I've been working on implementing the texture compression ideas from the "Real-Time Texture Streaming & Decompression" paper in my virtual texture implementation.
I couldn't just use the code and port it this time because this paper only has the decompression code, and I figured it would probably be easier to write everything from scratch then to try to figure out how the compression side would look to perfectly work with the given decompression code.
It's not implemented into my VT demo (yet), but I have some results.
Right now I can decompress an 128x128 texture in 2.5ms, and it ends up about 5-6kb, and that includes an alpha channel.
I don't think i can get it much smaller, at least i don't know how to do that without seriously degrading performance, and the quality is already less than i would like.
Eventually i'll see how much of a difference it makes when i turn this into a YCoCg/DXT5 texture, in which case there might not be much difference in quality when comparing the original and the compressed one (since DXT5 already reduces the quality)
The speed can probably be increased several times considering this is written in plain vanilla C#. Languages like C or C++ are much better at this sort of thing because you can do all kinds of pointer tricks that you cannot do easily in a managed language, although i might try C++/CLI eventually.
Like the paper I'm converting my RGB(A) texture into YCoCg(A), separate the channels, and then downsample the Co and Cg channels (which actually makes no real visual impact).
I then splice the buffers up into 8x8 blocks and pass them trough an DCT converter and quantize it all.
Unlike the paper I'm not doing run-length and Huffman encoding on a block basis, but i'm doing this over all blocks. Eventually it might make sense to do the encoding on a block basis, to make it easier to multi thread the decompression, but I'm not so sure it's a good idea to have a Huffman header on a per block basis, I'm think it would be more efficient on a per texture basis.
In the "From Texture Virtualization to Massive Parallelization" paper they mention they have "diffuse, specular, bump and cover/alpha" channels for their tiles, and that they have "Typically 2-6kB input, 40kB output".
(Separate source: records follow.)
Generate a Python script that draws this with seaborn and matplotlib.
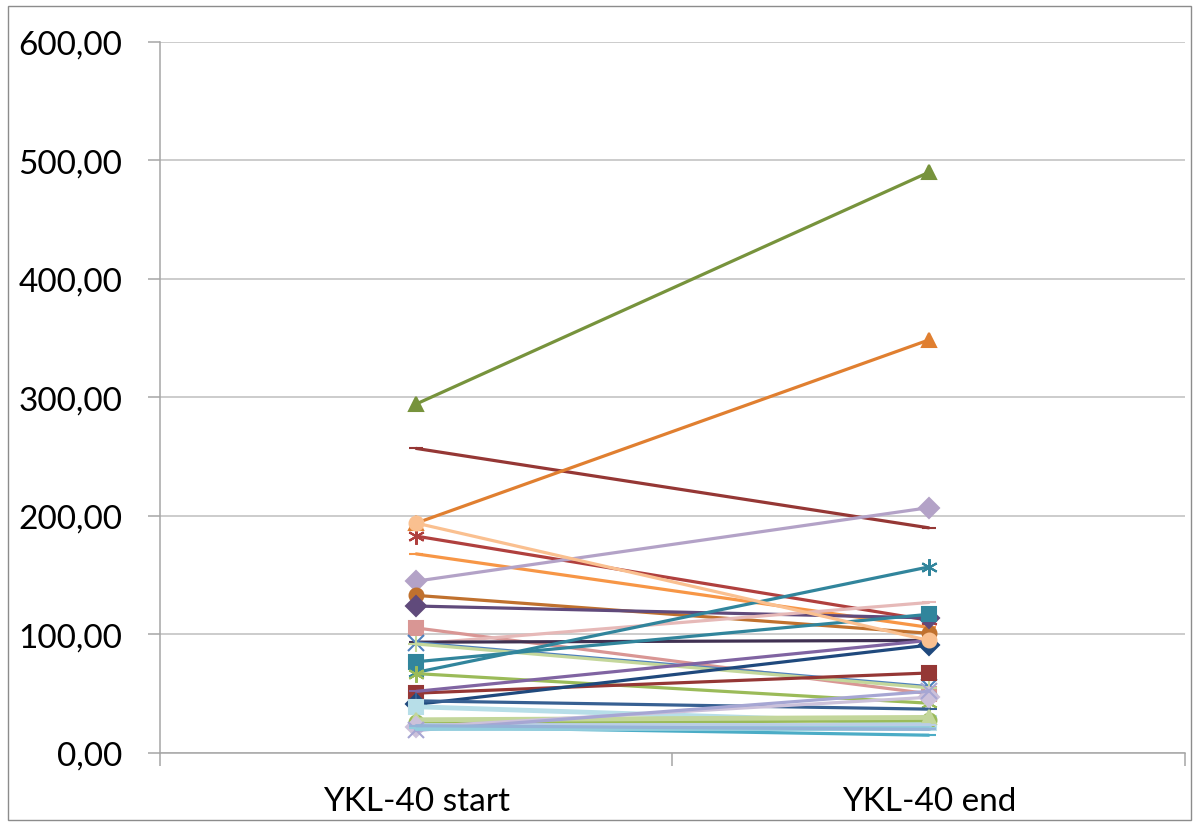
import numpy as np
import pandas as pd
import seaborn as sns
import matplotlib.pyplot as plt
from matplotlib.ticker import FuncFormatter
from matplotlib.patches import Rectangle

# Data (YKL-40, start vs end of treatment)
categories = ['YKL-40 start', 'YKL-40 end']
series = ['S%d' % (i + 1) for i in range(30)]
start_vals = [294.5, 257.0, 194.0, 183.0, 168.0, 145.0, 133.0, 124.0, 105.5, 92.0,
              93.5, 93.0, 92.0, 77.0, 68.0, 67.0, 50.5, 52.0, 41.0, 44.0,
              39.0, 26.0, 28.0, 24.0, 22.0, 19.0, 22.0, 21.0, 23.0, 194.0]
end_vals = [490.0, 190.0, 348.5, 112.0, 106.0, 207.0, 101.0, 114.0, 50.0, 127.0,
            95.0, 56.0, 55.0, 117.0, 157.0, 42.0, 67.5, 95.0, 91.0, 37.0,
            25.0, 28.0, 30.0, 24.0, 47.0, 52.0, 15.0, 21.0, 20.0, 95.0]

# Styles (Excel 2007 style palette / marker cycle)
colors = ['#77933C', '#953735', '#E07F30', '#B0403E', '#F79646', '#B3A2C7', '#C0712E', '#604A7B',
          '#D99694', '#E6B9B8', '#403152', '#4F81BD', '#C4D79B', '#31859C', '#31859C', '#9BBB59',
          '#953735', '#8064A2', '#1F497D', '#376092', '#B7DEE8', '#9BBB59', '#C3D69B', '#B9CDE5',
          '#CCC1DA', '#A6A6D3', '#4BACC6', '#93CDDD', '#95B3D7', '#FAC090']
asterisk = (6, 2, 0)
markers = ['^', '_', '^', asterisk, '_', 'D', 'o', 'D',
           's', '_', '_', 'x', '+', 's', asterisk, asterisk,
           's', '_', 'D', '+', 's', 'o', '^', '_',
           'D', 'x', '_', '_', '_', 'o']
widths = [2.3, 2.3, 2.3, 2.3, 2.3, 2.3, 2.3, 2.3, 2.3, 2.3, 2.3, 2.3, 2.3, 2.3, 2.3, 2.3,
          2.3, 2.3, 2.3, 2.3, 3.5, 3.5, 3.5, 3.5, 2.3, 2.3, 2.3, 3.5, 2.3, 2.3]

sns.set_style('white')
plt.rcParams['font.family'] = ['Lato', 'DejaVu Sans']

fig = plt.figure(figsize=(11.99, 8.28), dpi=100)
ax = fig.add_axes([0.1334, 0.0894, 0.8549, 0.8587])

for i, name in enumerate(series):
    df = pd.DataFrame({'Position': [0, 1], 'Value': [start_vals[i], end_vals[i]]})
    size = 12 if markers[i] in (asterisk, 'x', '+') else 10
    sns.lineplot(data=df, x='Position', y='Value', color=colors[i], marker=markers[i],
                 markersize=size, linewidth=widths[i], markeredgecolor=colors[i],
                 markeredgewidth=1.5, ax=ax, zorder=3 + i * 0.01)

ax.set_xlim(-0.5, 1.5)
ax.set_ylim(0, 600)
ax.set_yticks(np.arange(0, 601, 100))
ax.yaxis.set_major_formatter(FuncFormatter(lambda v, p: f'{v:.2f}'.replace('.', ',')))
ax.set_xticks([0, 1])
ax.set_xticklabels(categories)
ax.set_xticks([-0.5, 0.5, 1.5], minor=True)
ax.set_xlabel('')
ax.set_ylabel('')

ax.grid(axis='y', color='#BEBEBE', linewidth=1.1)
ax.set_axisbelow(True)
for side in ['top', 'right']:
    ax.spines[side].set_visible(False)
for side in ['left', 'bottom']:
    ax.spines[side].set_color('#A6A6A6')
    ax.spines[side].set_linewidth(1.1)

ax.tick_params(axis='y', which='major', length=9, width=1.1, color='#A6A6A6',
               direction='out', left=True, pad=18, labelsize=24, labelcolor='black')
ax.tick_params(axis='x', which='major', length=0, pad=24, labelsize=24, labelcolor='black')
ax.tick_params(axis='x', which='minor', length=9, width=1.1, color='#A6A6A6',
               direction='out', bottom=True)

fig.patches.append(Rectangle((0.007, 0.009), 0.986, 0.982, transform=fig.transFigure,
                             fill=False, edgecolor='#8C8C8C', linewidth=1.0))

fig.savefig('out.png', dpi=100)
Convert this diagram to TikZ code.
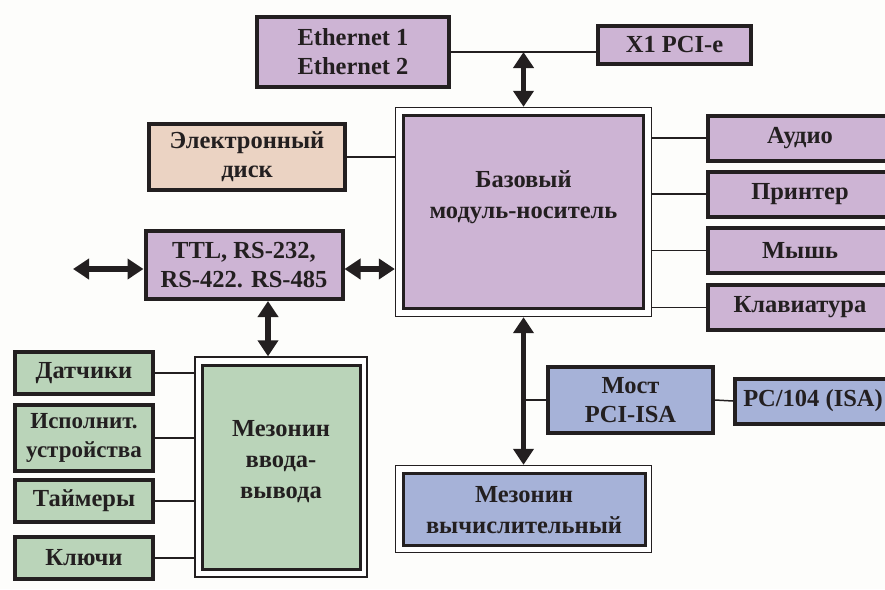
\documentclass[tikz,border=0pt]{standalone}
\usepackage{fontspec}
\setmainfont{Liberation Serif}
\usetikzlibrary{arrows.meta}
\definecolor{ink}{HTML}{231F20}
\definecolor{lilac}{HTML}{CDB4D4}
\definecolor{peach}{HTML}{EBD3C3}
\definecolor{sage}{HTML}{BAD4B9}
\definecolor{steel}{HTML}{A6B2D8}
\definecolor{paper}{HTML}{FDFDFB}
\tikzset{
  box/.style={draw=ink, line width=4pt, inner sep=0pt, align=center,
    text=ink, font=\bfseries\fontsize{24.5}{29}\selectfont},
  outerframe/.style={draw=ink, line width=1.4pt, fill=white, inner sep=0pt},
  innerframe/.style={draw=ink, line width=3pt, inner sep=0pt},
  label text/.style={align=center, text=ink, font=\bfseries\fontsize{24.5}{31}\selectfont},
  wire/.style={draw=ink, line width=1.5pt},
  bus/.style={draw=ink, line width=5.5pt,
    {Triangle[length=16pt,width=20pt]}-{Triangle[length=16pt,width=20pt]}},
}
\begin{document}
\begin{tikzpicture}[x=1pt,y=-1pt]
\useasboundingbox[fill=paper] (0,0) rectangle (885,589);

% top row
\node[box, fill=lilac, minimum width=192, minimum height=70] (eth) at (353,52) {Ethernet 1\\Ethernet 2};
\node[box, fill=lilac, minimum width=153, minimum height=38] (x1) at (674.5,45) {X1 PCI-e};

% base carrier module (double frame)
\node[outerframe, minimum width=256, minimum height=209] (baseO) at (523.5,212) {};
\node[innerframe, fill=lilac, minimum width=240, minimum height=193] (base) at (523.5,212) {};
\node[label text] (baseT) at (523.5,197) {Базовый\\модуль-носитель};

% electronic disk
\node[box, fill=peach, minimum width=196, minimum height=66] (disk) at (247,157) {Электронный\\диск};

% peripherals on the right
\node[box, fill=lilac, minimum width=184, minimum height=45] (audio) at (800,138) {Аудио};
\node[box, fill=lilac, minimum width=184, minimum height=45] (prn) at (800,194) {Принтер};
\node[box, fill=lilac, minimum width=184, minimum height=45] (mouse) at (800,250.5) {Мышь};
\node[box, fill=lilac, minimum width=184, minimum height=45] (kbd) at (800,307.5) {Клавиатура};

% serial interfaces
\node[box, fill=lilac, minimum width=197, minimum height=68] (ttl) at (244,265) {TTL, RS-232,\\RS-422. RS-485};

% I/O mezzanine (double frame)
\node[outerframe, minimum width=172, minimum height=220] (mioO) at (281,467) {};
\node[innerframe, fill=sage, minimum width=158, minimum height=204] (mio) at (281.5,467) {};
\node[label text] (mioT) at (281,462) {Мезонин\\ввода-\\вывода};

% I/O devices
\node[box, fill=sage, minimum width=138, minimum height=42] (sens) at (84,373) {Датчики};
\node[box, fill=sage, minimum width=138, minimum height=66, font=\bfseries\fontsize{23}{29}\selectfont] (act) at (84,438) {Исполнит.\\устройства};
\node[box, fill=sage, minimum width=138, minimum height=42] (tim) at (84,501) {Таймеры};
\node[box, fill=sage, minimum width=138, minimum height=42] (keys) at (84,558) {Ключи};

% PCI-ISA bridge and PC/104
\node[box, fill=steel, minimum width=165, minimum height=66] (bridge) at (630.5,400) {Мост\\PCI-ISA};
\node[box, fill=steel, minimum width=156, minimum height=45] (pc) at (813,401) {PC/104 (ISA)};

% computing mezzanine (double frame)
\node[outerframe, minimum width=256, minimum height=87] (mcO) at (523.5,509) {};
\node[innerframe, fill=steel, minimum width=242, minimum height=72] (mc) at (524,509.5) {};
\node[label text] (mcT) at (524,510) {Мезонин\\вычислительный};

% thin links
\draw[wire] (eth.east) -- (eth.east -| x1.west);
\draw[wire] (disk.east) -- (disk.east -| baseO.west);
\foreach \p in {audio,prn,mouse,kbd}
  \draw[wire] (\p.west -| baseO.east) -- (\p.west);
\foreach \p in {sens,act,tim,keys}
  \draw[wire] (\p.east) -- (\p.east -| mioO.west);
\draw[wire] (bridge.west -| baseO.south) -- (bridge.west);
\draw[wire] (bridge.east) -- (pc.west);

% buses
\coordinate (ethbus) at (eth.east -| baseO.north);
\coordinate (ext) at (73,269);
\coordinate (ttlS) at ([xshift=24pt]ttl.south);
\draw[bus] (ethbus) -- (baseO.north);
\draw[bus] (ext) -- (ext -| ttl.west);
\draw[bus] (ext -| ttl.east) -- (ext -| baseO.west);
\draw[bus] (ttlS) -- (ttlS |- mioO.north);
\draw[bus] (baseO.south) -- (mcO.north);
\end{tikzpicture}
\end{document}
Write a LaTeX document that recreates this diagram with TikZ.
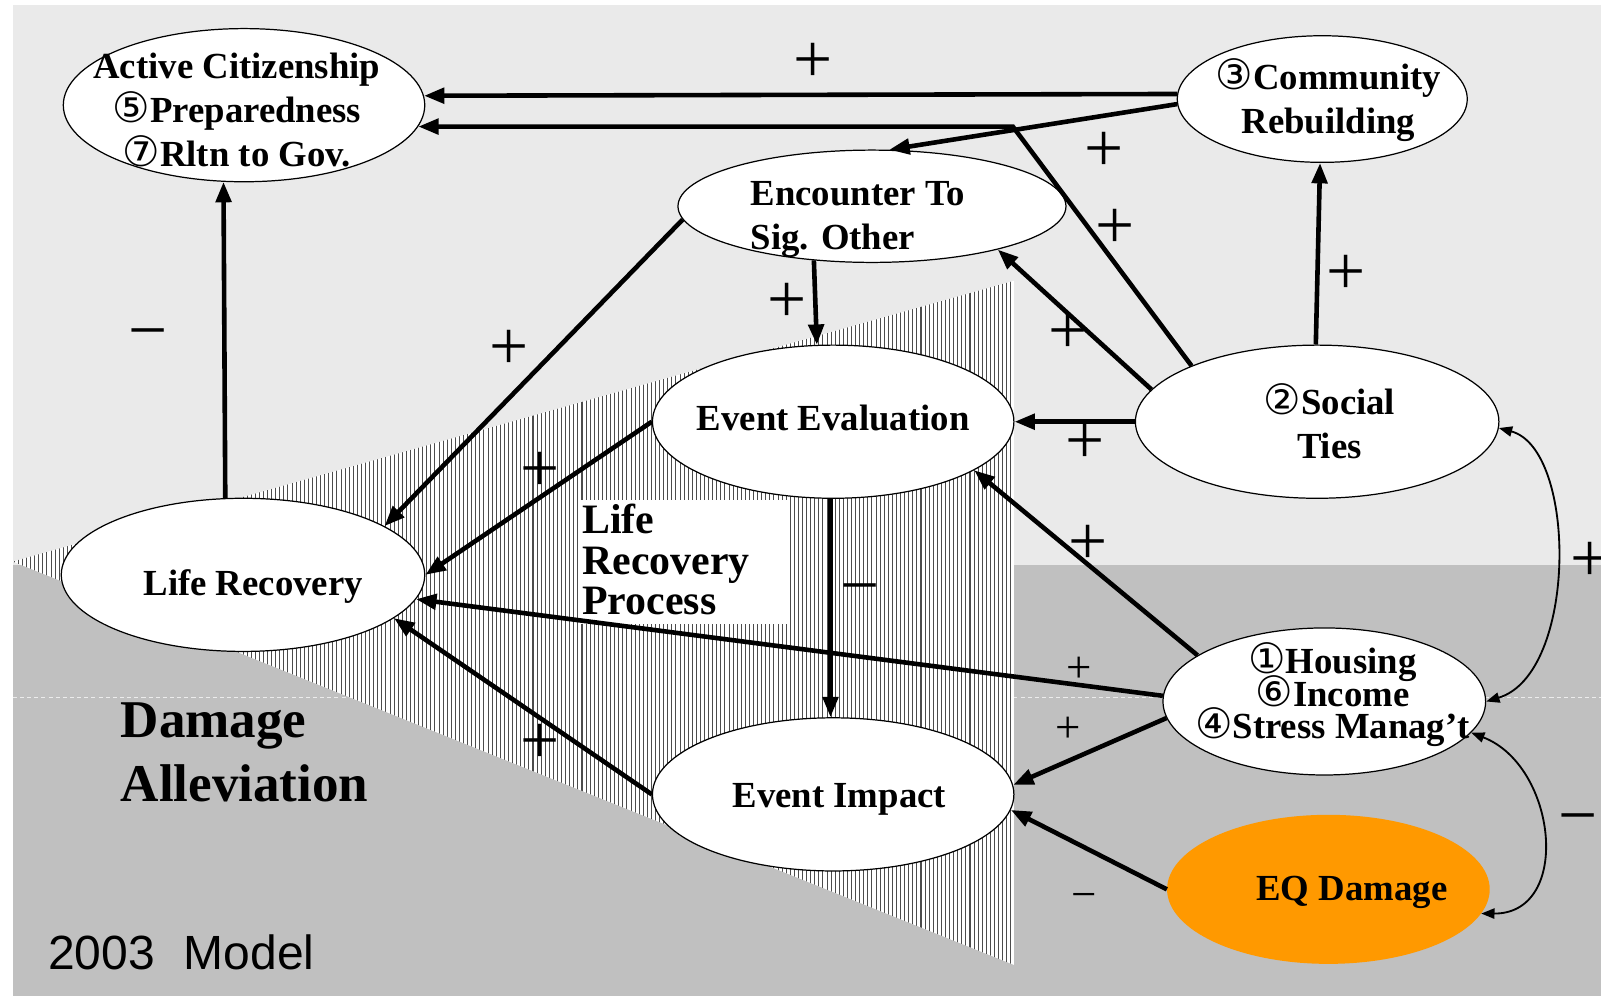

Which makes me wonder if they have this 2-6Kb input per 'texture', or for all those channels combined.
I can't imagine that it's for all the channels combined, because 40Kb is a 128x128 texture with 2.5 bytes per texel, and they use 128x128 tile sizes as an example in the same PDF.
So it seems to me they have 2-6Kb per tile, which is about the same I have right now.
The lower limit of 2Kb is probably for grey textures that only have 1 channel.